Gilah - The joy of revealing (hitgalut) something new. Often associated with revelation, Moshiach Ben David, the birth of a child, harvest. The word wave (gal) might be related.
Rinah - The joy of bringing something from potential to actual. Gilah and Rinah are a pair that complete each other. While gilah is the joy of revelation, rinah is the joy of expressing this newness to others. It is often associated with song and prayer. The opposite of rinah is numbed silence.
Chedvah - The relief, joy, and enlivening experience of unification. It is a quiet, deep, and constant joy of inner connection and oneness. The opposite of chedvah is detachment and depersonalization.
Ditzah - Spontaneous ecstatic joy. It is related by some to the dancing and leaping at a wedding.
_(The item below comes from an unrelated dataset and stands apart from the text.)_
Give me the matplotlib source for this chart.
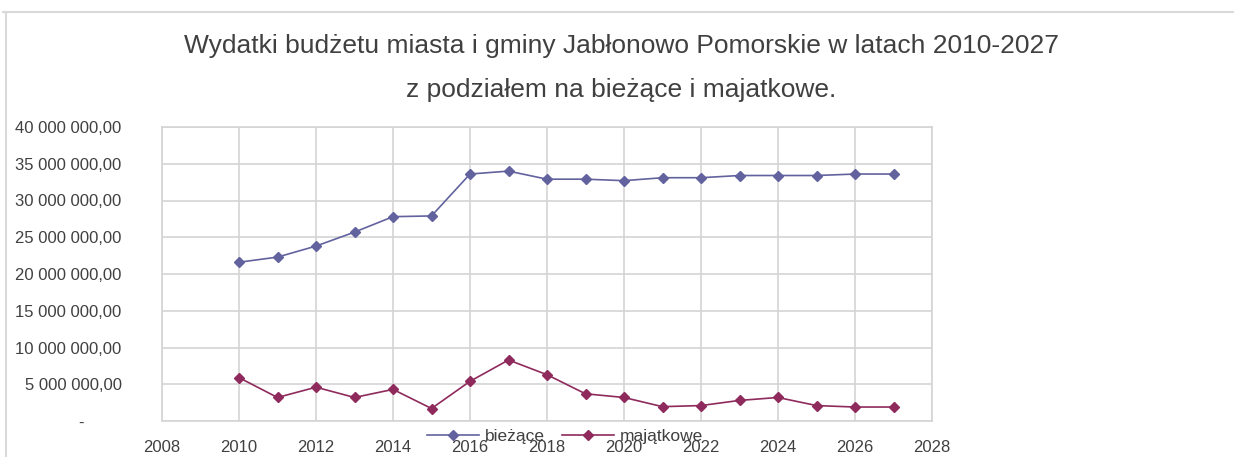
import matplotlib.pyplot as plt
from matplotlib.lines import Line2D
from matplotlib.ticker import FuncFormatter, MultipleLocator

years = list(range(2010, 2028))
biezace = [21.6, 22.3, 23.8, 25.7, 27.8, 27.9, 33.6, 34.0, 32.9, 32.9,
           32.7, 33.1, 33.1, 33.4, 33.4, 33.4, 33.6, 33.6]
majatkowe = [5.9, 3.2, 4.6, 3.2, 4.3, 1.7, 5.4, 8.3, 6.3, 3.7,
             3.2, 1.95, 2.1, 2.8, 3.2, 2.1, 1.9, 1.9]
title = ("Wydatki budżetu miasta i gminy Jabłonowo Pomorskie w latach 2010-2027\n"
         "z podziałem na bieżące i majatkowe.")

plt.rcParams["font.family"] = ["Liberation Sans", "DejaVu Sans"]

W, H = 1234, 457
fig = plt.figure(figsize=(W / 100, H / 100), dpi=100)
ax = fig.add_axes([162 / W, 1 - 421 / H, (932 - 162) / W, (421 - 127) / H])

ax.plot(years, [v * 1e6 for v in biezace], color="#62629f", marker="D",
        markersize=5.5, linewidth=1.2, label="bieżące")
ax.plot(years, [v * 1e6 for v in majatkowe], color="#8e2a5c", marker="D",
        markersize=5.5, linewidth=1.2, label="majątkowe")

ax.set_xlim(2008, 2028)
ax.set_ylim(0, 40e6)
ax.xaxis.set_major_locator(MultipleLocator(2))
ax.yaxis.set_major_locator(MultipleLocator(5e6))


def fmt(v, _):
    if v == 0:
        return "-        "
    return f"{v:,.2f}".replace(",", " ").replace(".", ",")


ax.yaxis.set_major_formatter(FuncFormatter(fmt))
ax.grid(True, color="#d4d4d4", linewidth=1.2)
for s in ax.spines.values():
    s.set_color("#d4d4d4")
    s.set_linewidth(1.2)
ax.tick_params(length=0, labelsize=12, colors="#404040")
ax.tick_params(axis="y", pad=29)
ax.tick_params(axis="x", pad=14)

fig.text(0.5 * (162 + 1080) / W, 1 - 68 / H, title, ha="center", va="center",
         fontsize=19, color="#404040", linespacing=2.0)

fig.legend(loc="center", bbox_to_anchor=(565 / W, 1 - 436 / H), ncol=2,
           frameon=False, fontsize=12.5, handlelength=3.0, columnspacing=1.0,
           handletextpad=0.3, labelcolor="#404040")

fig.add_artist(Line2D([3 / W, 1], [1 - 12 / H] * 2, color="#d9d9d9", lw=1.5))
fig.add_artist(Line2D([6 / W] * 2, [0, 1 - 12 / H], color="#d9d9d9", lw=1.5))

fig.savefig("out.png", dpi=100, facecolor="white")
Others relate it to how a fish briefly jumps out of the water and flies through the air. In these unplanned, irrational moment, separations, habituations fall away. This is also the joy of eating the scary leviathan in the Messianic era. Ditzah’s opposite is fear.
Tzohalah - Intentionally cultivated joy. Tzohalah is an onomatopoeia for the sound a horse makes when it whinnies. It is a joy that communicates something, often to project confidence.
Pitzcha - The joy of spontaneous cracking open. This joy, often accompanied by singing, often marks a new beginning.
Alisah / Alitzah - The joy of giving joy. This can sometimes be used in a sexual connotation. Some connect it with 'holy clowning'
Hara’ah - The awe-filled joy of being small in the face of the other. Biblical usage is usually associated with coronation. One can find this joy in monotony or newness, in success or defeat. The joy of service and doing our part.